Five crossbow bolts, 15th-16th century
Inv.nos. 11459-11462, 19183a
All shafts are of wood (unidentified), all points of forged iron. In the lower half of the shafts is a pair of grooves, one groove on either side, running a little obliquely to the central axis of the shaft, filled with narrow wooden fletches (on Inv.No.11460 of parchment), each with an asymmetrically-pointed profile. The bolts separately:
(1) Inv.no.11459 (former Inv.no. Bo.9) War bolt or “quarrel”. Thick four-sided point (1.74 by 1.59 mm), the socket very slightly constricted. Narrow, elongated wooden fletches. Overall: 443 mm / Length of head: 73 mm / Diameter of shaft: 13.6 mm.
(2) Inv.no.11460 (former Inv.no. Fbb-1?) so-called crown bolt for competition shooting at the bird or popinjay. The point is shaped as a coronet or crown i.e. has four-odd short little points slightly pointed outwards from a short socket. The shaft tapers off towards the lower end. Fletches of parchment. Overall: 272 mm / Diameter underneath the point: 15.9 mm / Diameter across the fletches: 11.1 mm. (Ref.: Payne-Gallwey [1981], p. 235-236)
(3) Inv.no.11461 (former Inv.no. Fbb-1?) War bolt or quarrel.
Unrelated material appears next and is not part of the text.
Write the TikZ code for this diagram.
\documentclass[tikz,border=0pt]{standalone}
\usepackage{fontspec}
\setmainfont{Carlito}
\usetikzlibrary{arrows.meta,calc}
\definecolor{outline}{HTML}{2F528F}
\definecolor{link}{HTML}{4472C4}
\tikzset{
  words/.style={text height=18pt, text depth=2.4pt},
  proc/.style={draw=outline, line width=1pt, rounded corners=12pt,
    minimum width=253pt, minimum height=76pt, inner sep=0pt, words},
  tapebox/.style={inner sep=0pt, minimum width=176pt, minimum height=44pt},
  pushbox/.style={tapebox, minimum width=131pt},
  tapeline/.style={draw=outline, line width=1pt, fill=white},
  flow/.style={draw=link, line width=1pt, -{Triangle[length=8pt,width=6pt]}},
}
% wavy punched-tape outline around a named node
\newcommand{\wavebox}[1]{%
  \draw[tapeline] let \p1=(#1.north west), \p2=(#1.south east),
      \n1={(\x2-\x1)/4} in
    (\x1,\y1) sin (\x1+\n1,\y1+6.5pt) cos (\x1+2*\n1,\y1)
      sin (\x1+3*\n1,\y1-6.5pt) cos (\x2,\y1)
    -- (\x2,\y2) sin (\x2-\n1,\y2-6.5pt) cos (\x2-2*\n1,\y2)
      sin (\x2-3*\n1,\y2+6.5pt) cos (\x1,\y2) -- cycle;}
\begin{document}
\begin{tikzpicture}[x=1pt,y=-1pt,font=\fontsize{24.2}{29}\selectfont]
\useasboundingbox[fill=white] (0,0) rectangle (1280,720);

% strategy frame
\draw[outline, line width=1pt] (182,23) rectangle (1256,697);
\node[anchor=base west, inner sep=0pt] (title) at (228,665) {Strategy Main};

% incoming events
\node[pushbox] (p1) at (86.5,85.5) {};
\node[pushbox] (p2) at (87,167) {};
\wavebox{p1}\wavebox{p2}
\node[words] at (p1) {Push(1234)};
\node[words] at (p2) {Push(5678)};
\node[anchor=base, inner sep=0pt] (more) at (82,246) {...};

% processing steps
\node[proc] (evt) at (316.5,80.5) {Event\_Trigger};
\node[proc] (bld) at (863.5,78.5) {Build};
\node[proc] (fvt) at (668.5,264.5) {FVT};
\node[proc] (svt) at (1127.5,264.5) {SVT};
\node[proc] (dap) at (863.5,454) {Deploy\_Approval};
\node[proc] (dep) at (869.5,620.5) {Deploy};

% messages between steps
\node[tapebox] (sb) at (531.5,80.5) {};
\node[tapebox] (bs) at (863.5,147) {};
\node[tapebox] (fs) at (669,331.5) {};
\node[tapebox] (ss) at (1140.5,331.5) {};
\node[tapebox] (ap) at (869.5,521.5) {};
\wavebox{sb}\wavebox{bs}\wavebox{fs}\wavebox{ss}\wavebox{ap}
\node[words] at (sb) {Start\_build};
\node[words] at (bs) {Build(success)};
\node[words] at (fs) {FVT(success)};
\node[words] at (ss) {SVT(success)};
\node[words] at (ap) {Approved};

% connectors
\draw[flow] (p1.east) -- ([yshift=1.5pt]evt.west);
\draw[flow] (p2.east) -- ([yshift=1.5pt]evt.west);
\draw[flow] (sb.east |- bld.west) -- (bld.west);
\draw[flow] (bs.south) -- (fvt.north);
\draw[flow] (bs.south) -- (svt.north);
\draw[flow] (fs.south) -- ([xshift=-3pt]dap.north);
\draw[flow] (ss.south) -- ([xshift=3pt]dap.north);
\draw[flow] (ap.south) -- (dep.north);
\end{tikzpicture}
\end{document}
Wooden fletches. Triangular point on a narrow socket neck. Overall: 360 mm / Length of head: 77 mm / Diameter of shaft: 13.6 mm.
(4) Inv.no.11462 (former Inv.no. unknown) bolt for target shooting (?) or for the deer hunt. Wooden fletches. Point of triangular section. Overall: 376 mm / Diameter of shaft: 14 mm / Narrowest diameter of the point: 6 mm / Widest diameter of the point: 9 mm.
(5) Inv.no.19183a (ex-collection Visser HV-828) Incendiary bolt. Triangular point on a narrow socket neck, the three corners on the basis of the point somewhat shaped as barbs. Wooden shaft very slightly tapering off towards the rear/lower end. Almost rectangular wooden fletches with rounded corners. Round about the socket is a binding of turned impregnated rope. Overall: 395 mm / Weight: 60.7 gr.
Bolt shafts were usually made of oak, the somewhat oblique position of the fletches to the vertical central axis of the shaft caused longitudinal rotation during the flight. The result was that the projectile had more flight stability and was more accurate. The rope bindings of incendiary bolts were according to J. Alm (2001) p. 43 impregnated with a mixture of black powder, pitch and oil. For practically every kind of game existed bolt points of specific form. Numbers of these are treated and illustrated in: Payne-Gallwey (1981) p. 16-18 & passim; Blackmore (1971) p. 193-197; Alm (2001) p. 42 & passim.
For earlier descriptions of the incendiary bolt (No. 5), see Puype Vol.1, Part 3 (1996) Cat. 718; Sensfelder (2007) Cat. 59, p. 280-281; for yet 78 other crossbow bolts in the Legermuseum collection, cf. Sensfelder (2007) Cat. 48-58. For all references mentioned, cf. the bibliography.
Save for Inv.no.19183a (ex-collection Visser) the provenances of all bolts in this entry are unknown.